The Founder Identity Question
The structural question every creator-to-founder transition forces is identity. The creator's personal brand is the audience-acquisition engine. The operating company requires that the personal brand become transferable, scalable, and ultimately separable. Founders who execute the transition well — Lieberman, Rief, Parr, Denk — preserve enough personal-brand engagement to maintain audience while transitioning enough operating identity into the business that the company has standalone enterprise value. Founders who don't execute the transition find their personal-brand presence and their company's enterprise value collapsed into a single asset that cannot be sold without selling the founder.
The decision matters most at exit. The acquirer is buying the audience and the operating capability. The acquirer cannot buy the founder permanently. The earn-out structure of every meaningful creator-to-founder exit is the contractual reflection of that structural reality.
Frequently Asked Questions
What is the creator-to-founder pattern?
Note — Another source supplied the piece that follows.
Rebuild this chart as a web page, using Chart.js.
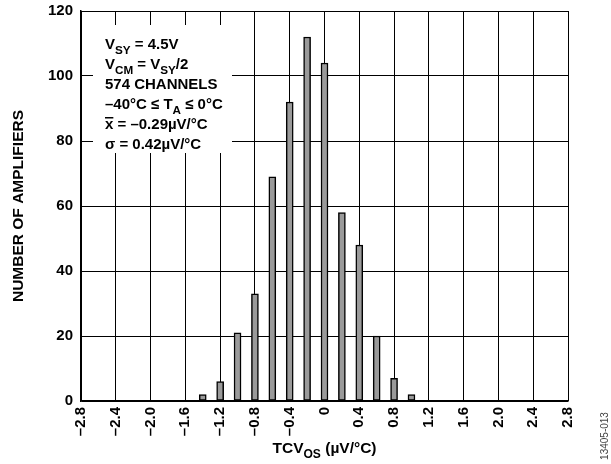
<!DOCTYPE html>
<html lang="en">
<head>
    <meta charset="UTF-8">
    <title>TCVOS Distribution</title>
    <script src="https://cdn.jsdelivr.net/npm/chart.js"></script>
    <style>
        body { margin: 0; background: #fff; }
        #wrap { width: 611px; height: 464px; position: relative; }
    </style>
</head>
<body>
    <div id="wrap"><canvas id="myChart"></canvas></div>

    <script>
        // histogram bins (µV/°C) and amplifier counts
        const binCenters = [-1.4, -1.2, -1.0, -0.8, -0.6, -0.4, -0.2, 0.0, 0.2, 0.4, 0.6, 0.8, 1.0];
        const counts     = [2, 6, 21, 33, 69, 92, 112, 104, 58, 48, 20, 7, 2];

        const xMin = -2.8, xMax = 2.8, xStep = 0.4;
        const yMin = 0, yMax = 120, yStep = 20;

        // test conditions box, each line is a list of [text, isSubscript]
        const noteLines = [
            [['V', 0], ['SY', 1], [' = 4.5V', 0]],
            [['V', 0], ['CM', 1], [' = V', 0], ['SY', 1], ['/2', 0]],
            [['574 CHANNELS', 0]],
            [['\u201340°C \u2264 T', 0], ['A', 1], [' \u2264 0°C', 0]],
            [['x', 0, 'bar'], [' = \u20130.29µV/°C', 0]],
            [['\u03c3 = 0.42µV/°C', 0]]
        ];

        const FONT = "'Liberation Sans', Arial, sans-serif";

        function fmtTick(v) {
            const r = Math.round(v * 10) / 10;
            if (r === 0) return '0';
            return (r < 0 ? '\u2013' : '') + Math.abs(r).toFixed(1);
        }

        function drawRich(ctx, parts, x, y, size) {
            for (const [text, sub, deco] of parts) {
                const fs = sub ? size * 0.78 : size;
                ctx.font = 'bold ' + fs + 'px ' + FONT;
                const dy = sub ? size * 0.3 : 0;
                ctx.fillText(text, x, y + dy);
                const w = ctx.measureText(text).width;
                if (deco === 'bar') {
                    ctx.fillRect(x, y - size * 0.8, w, 1.5);
                }
                x += w;
            }
            return x;
        }

        function richWidth(ctx, parts, size) {
            let w = 0;
            parts.forEach(([t, s]) => {
                ctx.font = 'bold ' + (s ? size * 0.78 : size) + 'px ' + FONT;
                w += ctx.measureText(t).width;
            });
            return w;
        }

        const decorations = {
            id: 'decorations',
            beforeDatasetsDraw(chart) {
                const ctx = chart.ctx;
                // white panel over the grid for the notes
                ctx.save();
                ctx.fillStyle = '#fff';
                ctx.fillRect(93, 25, 139, 128);
                ctx.fillStyle = '#000';
                ctx.textBaseline = 'alphabetic';
                ctx.textAlign = 'left';
                noteLines.forEach((parts, i) => {
                    drawRich(ctx, parts, 105, 49 + i * 20, 15);
                });
                ctx.restore();
            },
            afterDraw(chart) {
                const ctx = chart.ctx;
                const area = chart.chartArea;
                ctx.save();
                ctx.fillStyle = '#000';
                ctx.textBaseline = 'alphabetic';

                // x axis title with subscript
                const xParts = [['TCV', 0], ['OS', 1], [' (µV/°C)', 0]];
                const w = richWidth(ctx, xParts, 15.5);
                const cx = (area.left + area.right) / 2;
                drawRich(ctx, xParts, cx - w / 2, 453, 15.5);

                // y axis title
                ctx.translate(23, (area.top + area.bottom) / 2);
                ctx.rotate(-Math.PI / 2);
                ctx.textAlign = 'center';
                ctx.font = 'bold 15.5px ' + FONT;
                ctx.fillText('NUMBER OF AMPLIFIERS', 0, 0);
                ctx.restore();

                // figure code at the right edge
                ctx.save();
                ctx.translate(608, 436);
                ctx.rotate(-Math.PI / 2);
                ctx.textAlign = 'center';
                ctx.fillStyle = '#444';
                ctx.font = '10px ' + FONT;
                ctx.fillText('13405-013', 0, 0);
                ctx.restore();
            }
        };

        const ctx = document.getElementById('myChart').getContext('2d');

        new Chart(ctx, {
            type: 'bar',
            data: {
                datasets: [{
                    data: binCenters.map((x, i) => ({ x: x, y: counts[i] })),
                    backgroundColor: '#9a9a9a',
                    borderColor: '#000',
                    borderWidth: 1.5,
                    borderSkipped: false,
                    barThickness: 7
                }]
            },
            options: {
                responsive: true,
                maintainAspectRatio: false,
                animation: false,
                layout: { padding: { top: 11, right: 43, left: 0, bottom: 0 } },
                plugins: {
                    legend: { display: false },
                    tooltip: { enabled: false }
                },
                scales: {
                    x: {
                        type: 'linear',
                        min: xMin,
                        max: xMax,
                        offset: false,
                        afterFit: s => { s.height = 63; s.paddingLeft = 0; s.paddingRight = 0; },
                        grid: { color: '#000', lineWidth: 1, drawTicks: false, offset: false },
                        border: { display: true, color: '#000', width: 1.5 },
                        ticks: {
                            stepSize: xStep,
                            autoSkip: false,
                            minRotation: 90,
                            maxRotation: 90,
                            padding: 6,
                            color: '#000',
                            font: { family: FONT, size: 15, weight: 'bold' },
                            callback: v => fmtTick(v)
                        }
                    },
                    y: {
                        min: yMin,
                        max: yMax,
                        afterFit: s => { s.width = 81; s.paddingTop = 0; s.paddingBottom = 0; },
                        grid: { color: '#000', lineWidth: 1, drawTicks: false },
                        border: { display: true, color: '#000', width: 1.5 },
                        ticks: {
                            stepSize: yStep,
                            padding: 8,
                            color: '#000',
                            font: { family: FONT, size: 15, weight: 'bold' }
                        }
                    }
                }
            },
            plugins: [decorations]
        });
    </script>
</body>
</html>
The commercial pattern in which an individual builds a personal audience through content (newsletters, podcasts, video, social) and converts that audience into the foundation of an operating company — a media business, a software platform, an investment vehicle, a consumer brand, or an integrated portfolio.
Which creator-to-founder exits are the most-cited? Morning Brew ($75 million sale to Insider Inc., 2020), The Hustle ($27 million-plus sale to HubSpot, 2021), Industry Dive ($525 million to Informa, 2022), and Milk Road (reported $1 million within a year of launch, 2023) are the most-cited modern creator-to-founder exits.
Why did newsletters become the launching pad? Newsletter economics — direct delivery, no platform algorithm, owned subscriber relationships — made newsletters the first creator channel where audience and business value could compound without platform mediation. The owned relationship layer enables exit optionality that platform-mediated audiences do not produce.
What platforms support newsletter founders? Beehiiv, Substack, and ConvertKit/Kit are the dominant infrastructure providers for newsletter founders in 2026. Beehiiv has captured the post-Substack newsletter creator generation with its operator-led growth strategy and operator-friendly economics.
What are the operating risks of the creator-to-founder transition? Founder identity collapse (personal brand and company value become inseparable, eliminating exit optionality), audience concentration (single-channel dependency), monetization-channel concentration (over-reliance on a single revenue stream), and operating-capability gaps (founders who scaled on content skills face operational complexity outside their experience set).
How do creators value their businesses? Creator-to-founder businesses are typically valued on conventional media-business multiples (revenue multiples for subscription businesses, EBITDA multiples for diversified media businesses) once they have transitioned from personal-brand identity to depersonalized operating company structure. The transition itself is the principal value driver.
What's next for the creator-to-founder pattern? The maturation of paid community structures (Hampton, Pavilion), the integration of AI tools that compress operating complexity for solo creators, the continued exit pattern into strategic acquirers, and the emergence of creator-led venture studios (The Crazy Ones, Workweek, Creator Studios) as the institutional layer of the creator-to-founder economy.